The great virtue of Dark Souls is the sense of ownership it bestows on those who master it. Unlike its predecessor, it’s an open-world game: After choosing your character’s class, gender, and appearance (and clearing out a brief tutorial dungeon), you’re dropped into the wilds of a fantasy setting next to a bonfire. Behind you are some ruins and a few skeletons that will laugh at your slashing sword and kill you dead. Most games use skeletons as the weakest of the enemies; these are some of the strongest. And if you push past the first few batches you’ll awaken, I dunno, an ogre skeleton or something, and I haven’t beaten it yet. Ahead of you is a path up a mountain where, the moment you engage with the first enemy you find, another enemy drops down to flank you while a third enemy you can’t even see hucks firebombs at your head.

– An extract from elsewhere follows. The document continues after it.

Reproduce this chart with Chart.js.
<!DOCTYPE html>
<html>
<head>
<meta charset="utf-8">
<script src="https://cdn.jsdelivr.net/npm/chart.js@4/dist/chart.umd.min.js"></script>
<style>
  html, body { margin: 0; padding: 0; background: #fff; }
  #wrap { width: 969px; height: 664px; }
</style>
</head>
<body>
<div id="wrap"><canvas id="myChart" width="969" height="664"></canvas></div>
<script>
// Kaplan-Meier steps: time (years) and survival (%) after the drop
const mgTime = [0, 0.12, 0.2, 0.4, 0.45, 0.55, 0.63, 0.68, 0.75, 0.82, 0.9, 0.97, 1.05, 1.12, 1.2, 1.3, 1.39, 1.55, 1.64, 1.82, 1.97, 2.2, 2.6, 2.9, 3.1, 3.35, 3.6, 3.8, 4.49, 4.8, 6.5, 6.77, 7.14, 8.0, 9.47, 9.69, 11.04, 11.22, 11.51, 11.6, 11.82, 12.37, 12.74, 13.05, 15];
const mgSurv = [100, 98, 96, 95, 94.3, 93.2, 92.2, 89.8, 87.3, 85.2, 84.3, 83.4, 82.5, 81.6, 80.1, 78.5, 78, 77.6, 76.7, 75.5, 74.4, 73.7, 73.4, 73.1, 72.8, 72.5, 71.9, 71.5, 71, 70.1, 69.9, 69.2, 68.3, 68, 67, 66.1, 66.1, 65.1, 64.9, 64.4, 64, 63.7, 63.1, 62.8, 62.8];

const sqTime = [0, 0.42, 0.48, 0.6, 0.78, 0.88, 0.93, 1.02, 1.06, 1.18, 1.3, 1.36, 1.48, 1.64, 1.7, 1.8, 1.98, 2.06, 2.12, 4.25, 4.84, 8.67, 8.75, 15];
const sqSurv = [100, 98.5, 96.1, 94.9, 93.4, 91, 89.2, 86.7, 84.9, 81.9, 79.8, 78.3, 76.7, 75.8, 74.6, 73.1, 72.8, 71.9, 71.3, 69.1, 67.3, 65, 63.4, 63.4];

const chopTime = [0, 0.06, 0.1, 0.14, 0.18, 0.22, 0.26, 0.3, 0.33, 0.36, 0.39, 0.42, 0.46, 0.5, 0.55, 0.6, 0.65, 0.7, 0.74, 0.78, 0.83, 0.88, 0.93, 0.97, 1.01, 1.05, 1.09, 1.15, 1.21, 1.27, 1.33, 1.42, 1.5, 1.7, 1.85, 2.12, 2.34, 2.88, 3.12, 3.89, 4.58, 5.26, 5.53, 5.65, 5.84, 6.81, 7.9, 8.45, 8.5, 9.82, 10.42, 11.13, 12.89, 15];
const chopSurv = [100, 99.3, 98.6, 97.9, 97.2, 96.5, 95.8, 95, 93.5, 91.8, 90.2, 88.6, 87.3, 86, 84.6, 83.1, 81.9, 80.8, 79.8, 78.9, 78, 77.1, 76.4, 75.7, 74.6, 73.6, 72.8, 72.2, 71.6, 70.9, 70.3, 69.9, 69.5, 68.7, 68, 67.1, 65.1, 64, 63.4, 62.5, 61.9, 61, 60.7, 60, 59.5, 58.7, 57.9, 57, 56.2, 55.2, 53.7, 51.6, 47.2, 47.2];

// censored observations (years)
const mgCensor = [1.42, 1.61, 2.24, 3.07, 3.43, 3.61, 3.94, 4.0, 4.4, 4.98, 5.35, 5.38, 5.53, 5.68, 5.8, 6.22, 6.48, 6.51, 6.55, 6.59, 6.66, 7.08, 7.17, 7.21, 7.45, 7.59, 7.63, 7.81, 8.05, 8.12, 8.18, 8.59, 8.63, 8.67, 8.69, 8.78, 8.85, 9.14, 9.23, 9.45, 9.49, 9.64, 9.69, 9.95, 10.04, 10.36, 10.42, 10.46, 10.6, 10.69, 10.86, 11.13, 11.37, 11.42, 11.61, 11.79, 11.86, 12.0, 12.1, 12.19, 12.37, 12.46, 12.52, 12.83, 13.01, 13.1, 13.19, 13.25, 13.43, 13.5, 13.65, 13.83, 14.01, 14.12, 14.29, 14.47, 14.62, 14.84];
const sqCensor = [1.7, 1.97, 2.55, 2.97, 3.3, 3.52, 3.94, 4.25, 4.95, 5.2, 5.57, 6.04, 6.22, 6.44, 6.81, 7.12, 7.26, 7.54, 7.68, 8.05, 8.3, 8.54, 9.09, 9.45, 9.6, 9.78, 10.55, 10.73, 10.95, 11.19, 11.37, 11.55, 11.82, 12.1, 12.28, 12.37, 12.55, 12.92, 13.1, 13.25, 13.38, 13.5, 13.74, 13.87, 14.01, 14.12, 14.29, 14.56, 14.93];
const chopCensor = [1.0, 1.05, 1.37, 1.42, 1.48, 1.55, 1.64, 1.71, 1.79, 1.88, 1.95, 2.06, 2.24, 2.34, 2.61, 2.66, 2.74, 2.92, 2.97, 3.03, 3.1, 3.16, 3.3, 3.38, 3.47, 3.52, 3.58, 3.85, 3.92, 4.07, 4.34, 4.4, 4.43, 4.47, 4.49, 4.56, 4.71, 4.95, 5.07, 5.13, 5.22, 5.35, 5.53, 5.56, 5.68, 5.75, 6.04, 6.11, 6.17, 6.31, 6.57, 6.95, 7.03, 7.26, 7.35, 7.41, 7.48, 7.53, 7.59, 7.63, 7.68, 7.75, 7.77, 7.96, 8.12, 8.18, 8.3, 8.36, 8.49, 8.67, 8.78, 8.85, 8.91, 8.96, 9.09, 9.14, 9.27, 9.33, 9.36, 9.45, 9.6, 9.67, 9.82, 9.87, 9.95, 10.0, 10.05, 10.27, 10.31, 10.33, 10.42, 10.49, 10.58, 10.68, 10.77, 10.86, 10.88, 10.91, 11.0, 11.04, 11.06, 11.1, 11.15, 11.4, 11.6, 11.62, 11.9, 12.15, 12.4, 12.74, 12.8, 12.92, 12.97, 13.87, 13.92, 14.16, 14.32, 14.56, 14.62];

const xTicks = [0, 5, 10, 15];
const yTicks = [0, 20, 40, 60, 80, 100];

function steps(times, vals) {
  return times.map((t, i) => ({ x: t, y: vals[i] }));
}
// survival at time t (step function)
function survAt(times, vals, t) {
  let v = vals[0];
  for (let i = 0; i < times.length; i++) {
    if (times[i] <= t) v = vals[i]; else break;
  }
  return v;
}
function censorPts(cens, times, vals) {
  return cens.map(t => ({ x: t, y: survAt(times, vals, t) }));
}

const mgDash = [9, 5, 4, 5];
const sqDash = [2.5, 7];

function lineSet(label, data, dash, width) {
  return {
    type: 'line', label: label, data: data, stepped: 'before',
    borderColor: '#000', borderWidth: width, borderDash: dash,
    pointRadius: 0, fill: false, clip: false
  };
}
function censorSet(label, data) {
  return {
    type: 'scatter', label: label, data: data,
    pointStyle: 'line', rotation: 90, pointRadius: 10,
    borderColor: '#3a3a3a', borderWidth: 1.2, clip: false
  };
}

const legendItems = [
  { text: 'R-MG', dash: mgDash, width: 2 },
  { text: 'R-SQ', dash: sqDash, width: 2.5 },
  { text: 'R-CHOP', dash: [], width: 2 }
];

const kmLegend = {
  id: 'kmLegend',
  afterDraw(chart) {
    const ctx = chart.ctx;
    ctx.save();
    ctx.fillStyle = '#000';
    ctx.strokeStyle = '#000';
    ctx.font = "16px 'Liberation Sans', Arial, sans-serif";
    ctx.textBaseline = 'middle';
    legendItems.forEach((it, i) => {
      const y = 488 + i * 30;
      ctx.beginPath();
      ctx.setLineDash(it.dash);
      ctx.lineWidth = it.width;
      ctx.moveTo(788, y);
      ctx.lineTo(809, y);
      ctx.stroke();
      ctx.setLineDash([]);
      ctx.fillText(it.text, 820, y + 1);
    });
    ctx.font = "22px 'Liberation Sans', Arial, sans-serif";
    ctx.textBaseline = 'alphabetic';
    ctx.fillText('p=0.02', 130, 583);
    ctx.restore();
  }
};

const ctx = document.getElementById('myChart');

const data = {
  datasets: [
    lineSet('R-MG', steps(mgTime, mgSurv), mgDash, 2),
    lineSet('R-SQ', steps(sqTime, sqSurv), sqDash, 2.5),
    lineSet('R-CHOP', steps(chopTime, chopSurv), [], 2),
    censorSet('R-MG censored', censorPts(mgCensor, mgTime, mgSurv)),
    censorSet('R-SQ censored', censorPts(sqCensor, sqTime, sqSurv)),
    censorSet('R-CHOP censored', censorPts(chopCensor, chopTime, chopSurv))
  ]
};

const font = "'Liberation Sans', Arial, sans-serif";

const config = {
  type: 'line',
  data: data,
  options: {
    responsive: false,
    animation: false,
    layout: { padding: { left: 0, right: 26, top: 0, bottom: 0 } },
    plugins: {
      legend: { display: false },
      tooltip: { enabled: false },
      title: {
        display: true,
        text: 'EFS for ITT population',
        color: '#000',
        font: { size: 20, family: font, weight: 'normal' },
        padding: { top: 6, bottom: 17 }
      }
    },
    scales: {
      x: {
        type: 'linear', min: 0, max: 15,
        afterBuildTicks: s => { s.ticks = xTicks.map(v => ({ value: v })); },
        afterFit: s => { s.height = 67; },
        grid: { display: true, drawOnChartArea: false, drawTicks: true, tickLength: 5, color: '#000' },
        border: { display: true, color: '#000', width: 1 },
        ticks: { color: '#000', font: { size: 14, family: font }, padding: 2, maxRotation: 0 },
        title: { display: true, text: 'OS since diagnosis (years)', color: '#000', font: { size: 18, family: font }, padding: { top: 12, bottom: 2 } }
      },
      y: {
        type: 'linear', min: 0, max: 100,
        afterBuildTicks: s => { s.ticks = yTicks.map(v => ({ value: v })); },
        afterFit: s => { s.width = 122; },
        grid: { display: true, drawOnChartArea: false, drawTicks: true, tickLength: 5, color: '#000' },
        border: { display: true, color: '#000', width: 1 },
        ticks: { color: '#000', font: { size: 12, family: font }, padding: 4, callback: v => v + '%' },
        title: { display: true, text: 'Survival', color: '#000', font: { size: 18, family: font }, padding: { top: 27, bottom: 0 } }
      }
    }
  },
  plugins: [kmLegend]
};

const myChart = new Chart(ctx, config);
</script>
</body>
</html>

You’ll die a lot. In Dark Souls, your currency for buying equipment and leveling up is souls, and whenever you die you drop any you haven’t spent. If you can reach your corpse you get them back, but the game only saves your most recent corpse, so if you die on the way to recovering a big stash, it’s lost forever. You cannot save-scum; the game allows only one save file for each character and only saves when you quit to title. If you make a mistake, you can’t go back and reload. You will not want to die. You will be terrified of dying and losing your souls. You will die anyway, over and over, many times, each time losing what other games would let you keep. Instead, you’ll be keeping your experience—that’s your experience, not some “experience point” total—and eventually you’ll learn where the enemies are and how to beat them. You’ll learn never to fight in unexplored areas, but to lure enemies to familiar spaces. You’ll learn to progress slowly, observe everything around you, plan lines of retreat, the timing of a riposte, ambush spots, and how to sneak past and backstab enemies.

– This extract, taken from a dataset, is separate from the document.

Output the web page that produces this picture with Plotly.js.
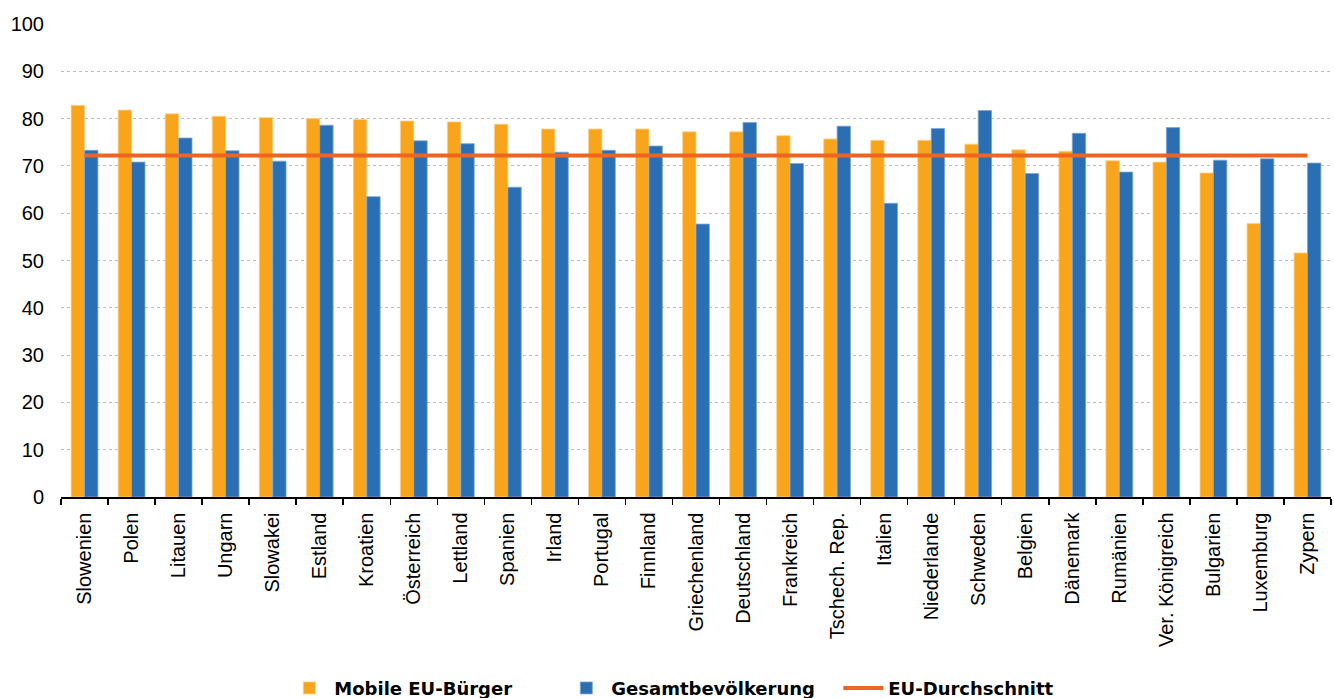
<!DOCTYPE html>
<html>
<head>
<meta charset="utf-8">
<script src="https://cdn.plot.ly/plotly-3.0.1.min.js"></script>
<style>
html,body{margin:0;padding:0;background:#fff;}
#chart{width:1334px;height:698px;}
</style>
</head>
<body>
<div id="chart"></div>
<script>
const categories = ["Slowenien","Polen","Litauen","Ungarn","Slowakei","Estland","Kroatien","Österreich","Lettland","Spanien","Irland","Portugal","Finnland","Griechenland","Deutschland","Frankreich","Tschech. Rep.","Italien","Niederlande","Schweden","Belgien","Dänemark","Rumänien","Ver. Königreich","Bulgarien","Luxemburg","Zypern"];
const mobileEU = [82.8,81.8,81.0,80.5,80.2,80.0,79.8,79.5,79.3,78.8,77.8,77.8,77.8,77.2,77.2,76.4,75.7,75.4,75.4,74.6,73.4,73.1,71.1,70.8,68.5,57.8,51.6];
const gesamt = [73.3,70.8,75.9,73.2,71.0,78.6,63.5,75.3,74.7,65.5,72.9,73.3,74.2,57.7,79.2,70.5,78.4,62.1,77.9,81.7,68.4,76.9,68.7,78.1,71.2,71.5,70.6];
const euAvgX = ["Slowenien","Zypern"];
const euAvgY = [72.2,72.2];
const yTicks = [0,10,20,30,40,50,60,70,80,90,100];

const traces = [
  {type:'bar', name:'Mobile EU-Bürger', x:categories, y:mobileEU,
   marker:{color:'#F9A51B', line:{color:'#FCD08A', width:0.8}}},
  {type:'bar', name:'Gesamtbevölkerung', x:categories, y:gesamt,
   marker:{color:'#2A6EB4', line:{color:'#7FA6D4', width:0.8}}},
  {type:'scatter', mode:'lines', name:'EU-Durchschnitt', x:euAvgX, y:euAvgY,
   line:{color:'#EE6420', width:4}}
];

const layout = {
  width:1334, height:698,
  margin:{l:61, r:3, t:24, b:201, pad:0},
  paper_bgcolor:'#fff', plot_bgcolor:'#fff',
  font:{family:'"Liberation Sans", Arial, sans-serif', color:'#000'},
  barmode:'group', bargap:0.43, bargroupgap:0,
  showlegend:true,
  legend:{orientation:'h', x:0.503, xanchor:'center', xref:'paper',
    y:0.014, yanchor:'middle', yref:'container',
    font:{family:'"DejaVu Sans", sans-serif', size:18, weight:'bold', color:'#000'},
    itemwidth:40, entrywidth:222, traceorder:'normal'},
  xaxis:{type:'category', tickangle:-90, tickfont:{size:20, color:'#000'},
    showline:true, linecolor:'#000', linewidth:1.5,
    ticks:'outside', ticklen:6, tickcolor:'#000', tickwidth:1.5, tickson:'boundaries',
    showgrid:false, zeroline:false, automargin:false, ticklabelstandoff:6},
  yaxis:{range:[0,100], tickvals:yTicks, ticktext:yTicks.map(String),
    tickfont:{size:20, color:'#000'}, showline:false, ticks:'',
    showgrid:true, gridcolor:'#BDBDBD', griddash:'dot', gridwidth:1,
    zeroline:false, automargin:false, ticklabelstandoff:16}
};

Plotly.newPlot('chart', traces, layout, {displayModeBar:false, staticPlot:true});
</script>
</body>
</html>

When I play Dark Souls I feel like I am conquering a world.
That level of difficulty isn’t something you find in most modern games, but it approximates the games I played when I was 12. Super Mario Bros. was a hard game back when everybody didn’t have every single one of its levels memorized. I wouldn’t want every title I play to be this difficult—it’d be exhausting—but it’s nice to have something with modern production values that demands this level of engagement. And speaking of production values, it really is a beautiful game. Ruined castles and dim forests demand to be explored, to see what’s around the next corner. For me, the reward for playing is twofold: the excellence the game demands and a chance to see more of it.
This review is based on a retail copy of Dark Souls I purchased for myself.